What Are Words For?

(with apologies to Dale Bozzio, Terry Bozzio and Warren Cuccurullo)

Drum on trade ...

Actually, the fact that Obama and Clinton jacked up the anti-NAFTA rhetoric just in time for the Ohio primary and will almost certainly abandon it on Wednesday is all the evidence I think we need. It's likely that a Democratic president will, for a time at least, put new trade deals on the back burner while they work on other priorities, but I'd say there's virtually no chance that there will be any significant rollbacks in our current trade regime. In fact, in a Nixon-goes-to-China sense, it's entirely possible that a Democratic president will eventually be a boon for trade by adopting some modest reforms that gain the trust of liberals and allow more trade deals to pass the scrutiny of a skeptical Congress. Who knows? Cut the right deals on farm subsidies and intellectual property and maybe we could even get the Doha round rebooted.

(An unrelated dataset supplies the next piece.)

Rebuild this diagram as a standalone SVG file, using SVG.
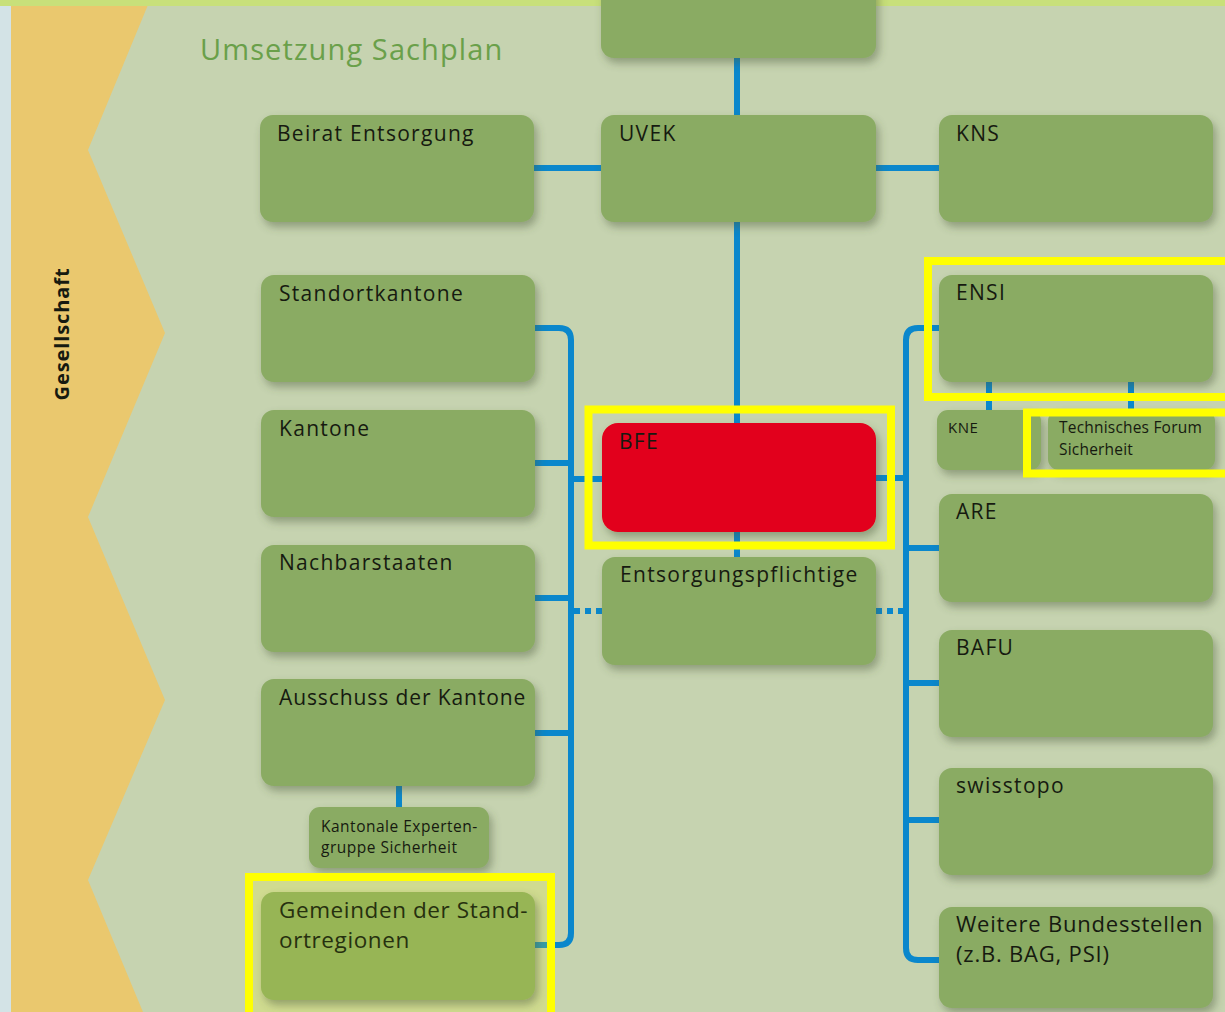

Strikes me as a pretty thin reed to hang your hat on. To Drum's credit, he's not buying the Obama-brand kool-aid. Hence, the so what if his rhetoric is "more reflective of political maneuvering than policy" mentality. But it seems to me that if you're staking your whole campaign on the impact of mere words, then the truthfulness of those words might be something of a big deal.

ADD-ON: Ed Kilgore adds a few thoughts on the topic (and adds Yglesias' historical note as well).